Few residents of Fresno County earn freestanding obituaries in the Washington Post, as did George Ballis when he died last month. That obit recounted an interesting but odd career, with moments of pronounced prominence—high school football standout, photographer of social justice stars (like Martin Luther King, Jr., and Cesar Chavez), collaborator on iconic works of art (such as I Am Joaquin) and instigator of a historic legal challenge to the water thieves of the San Joaquin Valley that made its way to the halls of Congress.
But while those pieces of his biography correctly indicate a greatness in the man of skill, wisdom, vision and leadership, in important ways his life was incomplete. What was missing in him or his work that he never got the recognition he deserved (and wanted)? Why did he never (as I for one always expected he would) receive a MacArthur “Genius Award”? Why did his remarkable film retrospective go under-publicized and under-attended? Why did the land barons who he proved to have broken the law evade justice and then simply buy changes in the legislation so they could continue their monopolistic abuses? Questions of this kind bedeviled George even up through his final illness.
So the greatness of the Elfie I knew came not in triumphant success and public recognition, but became evident instead in the scope and quality of his life—and death: in his partnerships, his commitments, the breadth and depth of his vision, the undimmed youthfulness and adventuresomeness of his spirit. He was in some respects beaten by the benightedness of our species, our intransigent greed for power and comfort and superiority. He came to dead-ends and was forced over and over to reinvent himself and his work. But to those who would deal with him honestly and wholeheartedly, he would give undying loyalty. As much as he was a champion to his second wife, Maia, to his family and his colleagues, he was also like the ever-faithful dog who puts his superior senses completely at your disposal. He was your ally.
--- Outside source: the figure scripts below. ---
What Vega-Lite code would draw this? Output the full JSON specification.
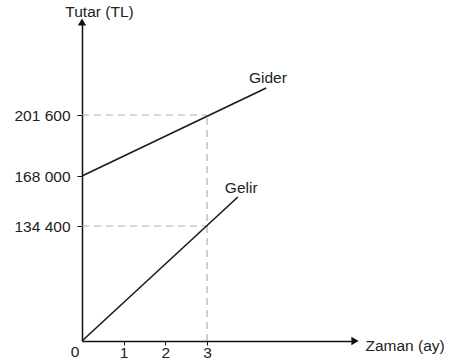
{
  "$schema": "https://vega.github.io/schema/vega-lite/v6.json",
  "width": 273,
  "height": 319,
  "autosize": {"type": "none"},
  "padding": {"left": 82, "top": 22, "right": 98, "bottom": 23},
  "background": "white",
  "config": {
    "view": {"stroke": null},
    "font": "Liberation Sans",
    "axis": {"grid": false, "domainColor": "#111", "domainWidth": 1.5, "tickColor": "#111", "labelColor": "#222", "labelFont": "Liberation Sans", "labelFontSize": 15.5, "titleFont": "Liberation Sans", "titleFontSize": 15.5, "titleFontWeight": "normal", "titleColor": "#222"}
  },
  "datasets": {
    "lines": [
      {"seri": "Gider", "ay": 0, "tutar": 168000},
      {"seri": "Gider", "ay": 4.42, "tutar": 216500},
      {"seri": "Gelir", "ay": 0, "tutar": 0},
      {"seri": "Gelir", "ay": 3.74, "tutar": 153900}
    ],
    "guides": [
      {"ay": 0, "ay2": 3, "tutar": 201600, "tutar2": 201600},
      {"ay": 0, "ay2": 3, "tutar": 134400, "tutar2": 134400},
      {"ay": 3, "ay2": 3, "tutar": 0, "tutar2": 201600}
    ],
    "arrows": [
      {"ay": 0, "tutar": 252800, "shape": "triangle-up"},
      {"ay": 6.55, "tutar": 0, "shape": "triangle-right"}
    ],
    "labels": [
      {"ay": 4.46, "tutar": 222000, "text": "Gider"},
      {"ay": 3.82, "tutar": 159900, "text": "Gelir"}
    ],
    "origin": [{"ay": 0, "tutar": 0, "text": "0"}]
  },
  "layer": [
    {
      "data": {"name": "guides"},
      "mark": {"type": "rule", "color": "#b0b0b0", "strokeWidth": 1.2, "strokeDash": [7, 5]},
      "encoding": {
        "x": {"field": "ay", "type": "quantitative", "scale": {"domain": [0, 6.55], "nice": false, "zero": false},
          "axis": {"values": [1, 2, 3], "tickSize": 4, "labelPadding": 0, "title": "Zaman (ay)", "titleAngle": 0, "titleX": 283, "titleY": 4, "titleAlign": "left", "titleBaseline": "middle"}},
        "x2": {"field": "ay2"},
        "y": {"field": "tutar", "type": "quantitative", "scale": {"domain": [0, 134400, 168000, 201600, 252800], "range": [319, 204, 154, 93, 0], "nice": false, "zero": false},
          "axis": {"values": [134400, 168000, 201600], "tickSize": 5, "labelPadding": 7, "labelExpr": "replace(format(datum.value, ','), ',', ' ')", "title": "Tutar (TL)", "titleAngle": 0, "titleX": 17, "titleY": -11, "titleAlign": "center", "titleBaseline": "middle"}},
        "y2": {"field": "tutar2"}
      }
    },
    {
      "data": {"name": "lines"},
      "mark": {"type": "line", "color": "#1a1a1a", "strokeWidth": 1.6},
      "encoding": {
        "x": {"field": "ay", "type": "quantitative"},
        "y": {"field": "tutar", "type": "quantitative"},
        "detail": {"field": "seri"}
      }
    },
    {
      "data": {"name": "arrows"},
      "mark": {"type": "point", "filled": true, "color": "#111", "size": 70, "opacity": 1},
      "encoding": {
        "x": {"field": "ay", "type": "quantitative"},
        "y": {"field": "tutar", "type": "quantitative"},
        "shape": {"field": "shape", "type": "nominal", "scale": null, "legend": null}
      }
    },
    {
      "data": {"name": "labels"},
      "mark": {"type": "text", "fontSize": 15.5, "color": "#222", "font": "Liberation Sans"},
      "encoding": {
        "x": {"field": "ay", "type": "quantitative"},
        "y": {"field": "tutar", "type": "quantitative"},
        "text": {"field": "text"}
      }
    },
    {
      "data": {"name": "origin"},
      "mark": {"type": "text", "fontSize": 15.5, "color": "#222", "dx": -7, "dy": 11},
      "encoding": {
        "x": {"field": "ay", "type": "quantitative"},
        "y": {"field": "tutar", "type": "quantitative"},
        "text": {"field": "text"}
      }
    }
  ]
}
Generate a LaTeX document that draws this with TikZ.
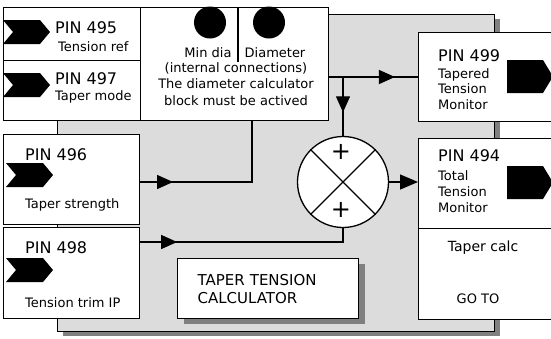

In the course of my work with Elfie—both as part of his Sun Mt. “tribal” work and as part of Fresno’s progressive community—I was implicated in a few bitter confrontations with him. We both knew they were situational, not personal. Even in disagreement, he confirmed for me, in his daily living, that the great virtues are fidelity, open-heartedness and the humility of respecting others. Experiencing those qualities in him evoked and strengthened them in me, and in our associates.
To Elfie, the interconnectedness we live in was embodied in the phrase “Big Mamma”: immense beyond our reckoning, fecund and generous, loving and intelligent and forgiving. But Big Mamma does not martyr herself for her children. Big Mamma says, “Enough is enough, there are limits and consequences to what you do, and you’d better learn them.” Big Mamma does not punish, but she doesn’t sacrifice the whole for the part.
Elfie loved and revered Big Mamma. He accepted her hard lessons that, as much as she cherished him, she would not (perhaps could not) cater to his wishes: The world is what it is and we cannot change it by willfulness or violence. But Elfie’s life demonstrated that we can, by exercising determination and creativity and love, make change possible.
Being allowed to participate in Elfie’s process of learning to understand and live in accordance with Big Mamma’s laws was Elfie’s best gift to me. It is a legacy reflected dimly in his “accomplish-ments,” but which live on much more fully in the so-many people he subtly touched and firmly hugged. His “Endgame Party,” held when death seemed imminent a year ago, gave the people who attended a chance to reflect on the particularity of his gifts to them. But it was so like the Elf to live on another whole year just to show how little we know of life and death, and to prove the strength of the spirit that abides in and works through us.